かおり:絵も大事だよね。あ、『丘の家のミッキー』イラストめるへんめーかーじゃん。そうだったね〜。
あ!『シンデレラ迷宮』売ってる!この表紙懐かしいな。このピンクのやつ。

やすこ:あー!これ!そうそう、この表紙だったよね。読んだ!好きだった!でも内容が思い出せない。どんな話だったっけ。

かおり:私も読んだ!と、好きだった!しか憶えてない!(笑)
新井素子も好きだったなあ、『あたしの中の』とか『星へ行く船』シリーズ、夢中で読んだよ。

やすこ:あの頃は本当に夢中で読んでたよね。今、あんな読み方、なかなかできないよ。

かおり:10代の体力と集中力(笑)

やすこ:それもあるけど、やっぱりあの頃は今より好奇心いっぱいだったんだろうな。人生経験も読書経験も浅い分、何もかもが新鮮だったってこともあるんじゃない?

かおり:そうかも。そう考えると、やっぱり10代の読書体験って大事だね。この年になると感情を大きく揺さぶられることに疲れちゃうからさあ。もうあんな風に、本の世界にどっぷり溺れるような読み方はできない。

やすこ:わかる!感情を揺さぶられるの疲れる。ドラマでもジェットコースターみたいな怒涛の展開のやつは見るのすごく大変!坂口健太郎が出てたやつは仕方ないから見たけど。だって、坂口健太郎が出てちゃ、見るしかないもの。
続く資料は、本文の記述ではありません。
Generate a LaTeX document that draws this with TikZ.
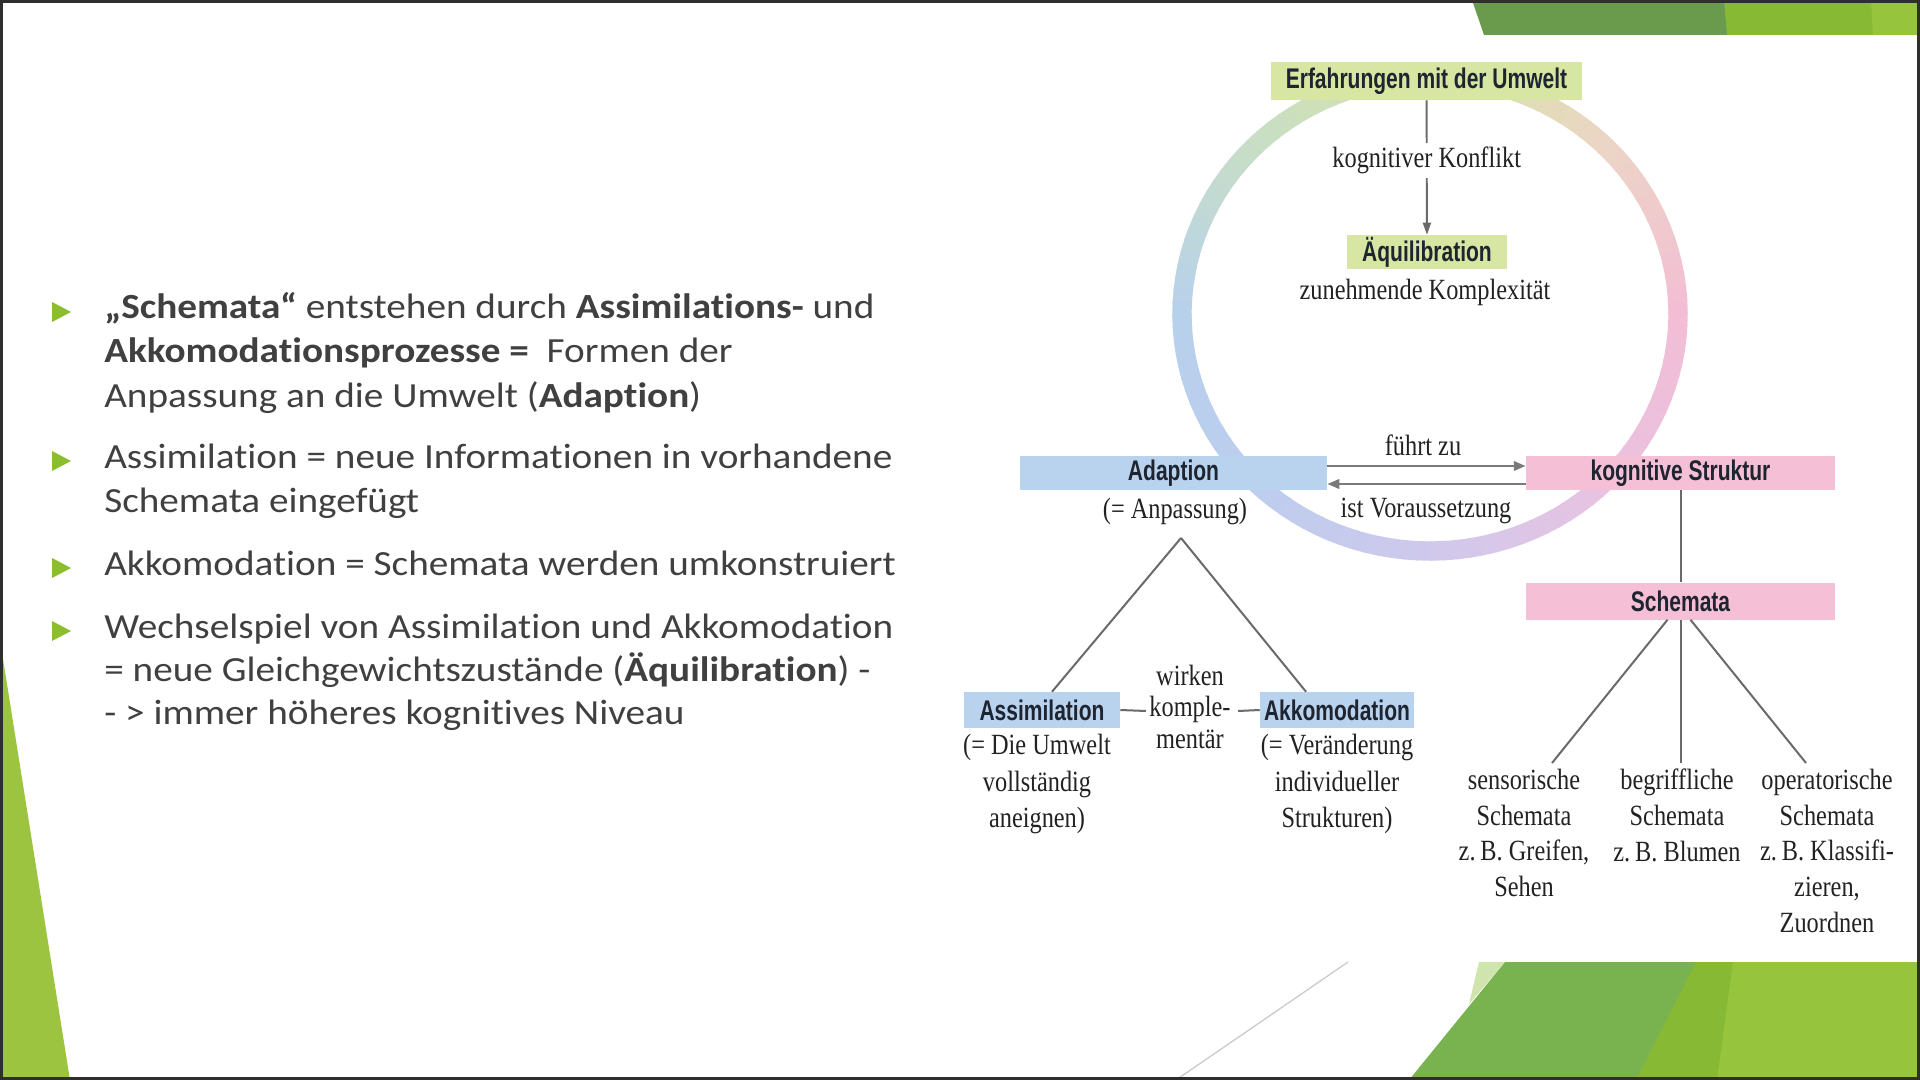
\documentclass[tikz,border=0pt]{standalone}
\usepackage{fontspec}
\setmainfont[FakeStretch=1.11,Ligatures=NoCommon]{Carlito}
\newfontfamily\dserif[FakeStretch=0.83]{Liberation Serif}
\newfontfamily\dsans[FakeStretch=0.74]{Liberation Sans}
\usetikzlibrary{arrows.meta,calc}
\definecolor{ltext}{HTML}{404040}
\definecolor{dtext}{HTML}{222222}
\definecolor{boxtext}{HTML}{1E2430}
\definecolor{bulgreen}{HTML}{8CBD2C}
\definecolor{boxgreen}{HTML}{D7E6A3}
\definecolor{boxblue}{HTML}{B9D3EE}
\definecolor{boxpink}{HTML}{F5C0D6}
\definecolor{linegray}{HTML}{6A6A6A}
\definecolor{arrgray}{HTML}{7A7A7A}
\definecolor{r0}{HTML}{F3BDD5}
\definecolor{r45}{HTML}{ECD5C6}
\definecolor{r90}{HTML}{D5E4A6}
\definecolor{r135}{HTML}{C8DEC6}
\definecolor{r180}{HTML}{B7D1EC}
\definecolor{r225}{HTML}{BCCDEE}
\definecolor{r270}{HTML}{CFC9EC}
\definecolor{r315}{HTML}{E9C2E0}
\definecolor{gdark}{HTML}{6A9A4B}
\definecolor{gbright}{HTML}{88B935}
\definecolor{glight}{HTML}{96C43D}
\definecolor{gmid}{HTML}{79B34F}
\definecolor{gpale}{HTML}{CFE5AD}
\definecolor{gleft}{HTML}{9CC441}
\definecolor{frame}{HTML}{2E2E2E}
\begin{document}
\begin{tikzpicture}[x=0.75pt,y=-0.75pt,
  box/.style={inner sep=0pt, font=\dsans\bfseries\fontsize{21.3}{24}\selectfont, text=boxtext},
  gbox/.style={box, fill=boxgreen},
  bbox/.style={box, fill=boxblue},
  pbox/.style={box, fill=boxpink},
  lbl/.style={font=\dserif\fontsize{22}{27.3}\selectfont, text=dtext, align=center, inner sep=0pt},
  ltxt/.style={anchor=base west, inner sep=0pt, font=\fontsize{26.5}{30}\selectfont, text=ltext},
  bul/.style={fill=bulgreen},
  conn/.style={draw=linegray, line width=1.5pt},
  harr/.style={draw=arrgray, line width=1.9pt, -{Triangle[length=9pt,width=7pt]}},
  varr/.style={draw=linegray, line width=1.4pt, -{Triangle[length=9pt,width=6pt]}},
  ring/.style={line width=14.5pt, line cap=butt}
]
\useasboundingbox (0,0) rectangle (1920,1080);
\fill[white] (0,0) rectangle (1920,1080);

% decorative shapes
\fill[gleft] (0,640) -- (70,1080) -- (0,1080) -- cycle;
\fill[gdark] (1472,0) -- (1920,0) -- (1920,35) -- (1484,35) -- cycle;
\fill[gbright] (1724,0) -- (1920,0) -- (1920,35) -- (1727,35) -- cycle;
\fill[glight] (1871,0) -- (1920,0) -- (1920,35) -- (1873,35) -- cycle;
\fill[gmid] (1505,962) -- (1920,962) -- (1920,1080) -- (1409,1080) -- cycle;
\fill[gpale] (1479,962) -- (1505,962) -- (1469,1004) -- cycle;
\fill[gbright] (1696,962) -- (1920,962) -- (1920,1080) -- (1636,1080) -- cycle;
\fill[glight] (1733,962) -- (1920,962) -- (1920,1080) -- (1717,1080) -- cycle;
\draw[draw=black!20, line width=1pt] (1176,1080) -- (1348,962);

% bullets and text
\foreach \b in {312,461,568,631}{
  \fill[bul] (52,\b-10) -- (71,\b) -- (52,\b+10) -- cycle;
}
\node[ltxt] (l1a) at (104,319) {\textbf{„Schemata“} entstehen durch \textbf{Assimilations-} und};
\node[ltxt] (l1b) at (104,363) {\textbf{Akkomodationsprozesse =}\ \ Formen der};
\node[ltxt] (l1c) at (104,407) {Anpassung an die Umwelt (\textbf{Adaption})};
\node[ltxt] (l2a) at (104,468) {Assimilation = neue Informationen in vorhandene};
\node[ltxt] (l2b) at (104,512) {Schemata eingefügt};
\node[ltxt] (l3a) at (104,575) {Akkomodation = Schemata werden umkonstruiert};
\node[ltxt] (l4a) at (104,638) {Wechselspiel von Assimilation und Akkomodation};
\node[ltxt] (l4b) at (104,681) {= neue Gleichgewichtszustände (\textbf{Äquilibration}) -};
\node[ltxt] (l4c) at (104,724) {- > immer höheres kognitives Niveau};

% gradient ring
\foreach \a/\ca/\cb in {0/r0/r45,45/r45/r90,90/r90/r135,135/r135/r180,180/r180/r225,225/r225/r270,270/r270/r315,315/r315/r0}{
  \foreach \t in {0,...,14}{
    \pgfmathsetmacro{\s}{\a+3*\t}
    \pgfmathsetmacro{\m}{\s+1.8}
    \pgfmathsetmacro{\e}{\s+3.6}
    \pgfmathtruncatemacro{\p}{100-(100*\t+50)/15}
    \draw[ring,draw=\ca!\p!\cb] ({1430+248*cos(\s)},{314-237*sin(\s)}) -- ({1430+248*cos(\m)},{314-237*sin(\m)}) -- ({1430+248*cos(\e)},{314-237*sin(\e)});
  }
}

% boxes
\node[gbox, minimum width=233.25pt, minimum height=28.5pt] (erf) at (1426.5,81) {Erfahrungen mit der Umwelt};
\node[gbox, minimum width=120pt, minimum height=25.5pt] (aeq) at (1427,252) {Äquilibration};
\node[bbox, minimum width=230.25pt, minimum height=25.5pt] (adap) at (1173.5,473) {Adaption};
\node[pbox, minimum width=231.75pt, minimum height=25.5pt] (ks) at (1680.5,473) {kognitive Struktur};
\node[pbox, minimum width=231.75pt, minimum height=27.75pt] (sch) at (1680.5,601) {Schemata};
\node[bbox, minimum width=117pt, minimum height=27pt] (assim) at (1042,710) {Assimilation};
\node[bbox, minimum width=115.5pt, minimum height=27pt] (akk) at (1337,710) {Akkomodation};

% labels
\node[lbl] (kompl) at (1425,292) {zunehmende Komplexität};
\node[lbl] (anp) at (1175,511) {(= Anpassung)};
\node[lbl] (fz) at (1423,445) {führt zu};
\node[lbl] (iv) at (1426,511) {ist Voraussetzung};
\node[lbl, anchor=north, font=\dserif\fontsize{22}{23.5}\selectfont] (wk) at (1190,665) {wirken\\komple-\\mentär};
\node[lbl, anchor=north] (assimt) at (1037,734) {(= Die Umwelt\\vollständig\\aneignen)};
\node[lbl, anchor=north] (akkt) at (1337,734) {(= Veränderung\\individueller\\Strukturen)};
\node[lbl, anchor=north, font=\dserif\fontsize{22}{26.7}\selectfont] (sens) at (1524,769) {sensorische\\Schemata\\z.\,B. Greifen,\\Sehen};
\node[lbl, anchor=north, font=\dserif\fontsize{22}{26.7}\selectfont] (begr) at (1677,769) {begriffliche\\Schemata\\z.\,B. Blumen};
\node[lbl, anchor=north, font=\dserif\fontsize{22}{26.7}\selectfont] (oper) at (1827,769) {operatorische\\Schemata\\z.\,B. Klassifi-\\zieren,\\Zuordnen};

% connectors
\draw[varr] (erf) -- node[lbl, pos=0.45, fill=white, inner ysep=3pt] (kk) {kognitiver Konflikt} (aeq);
\draw[harr] ($(adap.east)+(0,-7)$) -- ($(ks.west)+(0,-7)$);
\draw[harr] ($(ks.west)+(0,11)$) -- ($(adap.east)+(0,11)$);
\draw[conn] (ks.south) -- (sch.north);
\coordinate (apex) at (1181,538);
\draw[conn] (apex) -- ($(assim.north)+(10,0)$);
\draw[conn] (apex) -- ($(akk.north)+(-31,0)$);
\coordinate (wk1) at (1146,711);
\coordinate (wk2) at (1238,711);
\draw[conn] (assim.east) -- (wk1);
\draw[conn] (wk2) -- (akk.west);
\coordinate (s1) at (1552,763);
\coordinate (s2) at (1680.5,763);
\coordinate (s3) at (1806,763);
\draw[conn] ($(sch.south)+(-13,0)$) -- (s1);
\draw[conn] (sch.south) -- (s2);
\draw[conn] ($(sch.south)+(10,0)$) -- (s3);

% slide frame
\draw[frame, line width=2.2pt] (1.5,1.5) rectangle (1918.5,1078.5);
\end{tikzpicture}
\end{document}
かおり:あー、坂口健太郎はいいよね!わかる!坂口健太郎はいい!
それはそうと赤川次郎もあったよね、コバルト文庫。

やすこ:あったあった。でも三毛猫ホームズは違うんだよね。あれはサイズが一回り大きい本だった。

かおり:うんうん。コバルトはね(調べる)…あ、吸血鬼シリーズだ!『吸血鬼はお年頃』とか。

やすこ:読んだー。

かおり:私も読んだ。全く憶えてないけど。
そう言えばコバルト文庫って今どうなったの?もう見ないよね?

やすこ:いや、それがWebに移行してったみたいなんだよ。で、文庫本としてはオレンジ文庫がコバルトの後継になるのかな?

かおり:へえ~。あ、ホントだ。今もあることはあるんだ。すごいね。今の10代の子も夢中になって読んでるのかな?そうだといいな。

やすこ:コバルト文庫、今読み返したらどんな感じかなあ?また夢中で読めるかな?